Contractors guard their contractual data fiercely - and they should. Contract terms, pricing schedules, variation registers, and claims strategies are among the most commercially sensitive information a firm holds. The instinct to keep it all behind closed doors is understandable.
The Objection Nobody Says Out Loud
When a contractor hesitates to engage an external contracts advisor, the stated reason is usually budget or timing. The real reason, more often than not, is confidentiality. They are asking themselves: can we really share our most sensitive contractual data with an outside party?
The concern is legitimate. Contractual data reveals pricing margins, risk exposures, claims strategies, and negotiation positions. In the wrong hands, that information could compromise a contractor's competitive standing. But the premise of the concern - that keeping everything in-house is inherently safer - does not survive scrutiny.
The External Auditor Analogy
Consider how contractors already operate. Every firm of any scale engages an external financial auditor. That auditor sees the complete financial picture - revenues, margins, liabilities, exposures, cash flow, and debt. Nobody questions this arrangement because the governance framework is mature: NDAs, professional standards, regulatory oversight, and legal accountability create a structure where total transparency is both safe and expected.
Contract advisory operates on exactly the same principle. A firm like CALIM operates under strict mutual NDAs executed before any data is exchanged. We operate in an advisory-only capacity - we never take ownership of client data, systems, or contractual positions. Our role is to advise, not to possess.
Advisory-Only Means Zero Data Ownership
CALIM's engagement model is deliberately structured to ensure that the client retains full ownership and control of all project data at every stage. We review, analyse, and advise on contractual documents - but we do not store, replicate, or retain client data beyond the engagement period. When the engagement ends, all materials are returned or destroyed per the client's instructions.

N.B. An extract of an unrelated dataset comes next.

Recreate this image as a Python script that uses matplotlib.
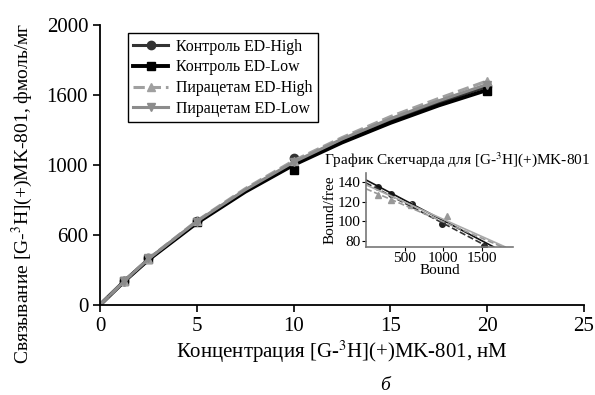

This is not a discretionary practice. It is a contractual obligation embedded in every engagement agreement.
Data Integrity as Standard Operating Procedure
At CALIM, data confidentiality and integrity are not treated as optional extras or premium add-ons. They are standard operating procedure on every single engagement, regardless of size, geography, or sector. Our internal protocols cover secure document handling, access control, information barriers between client engagements, and destruction procedures at close-out.
The contractors who are most cautious about sharing data are often the ones with the weakest internal data governance. Engaging a firm with institutional-grade confidentiality protocols does not weaken your security posture - it strengthens it, because it forces both parties to formalise protections that may never have been documented internally.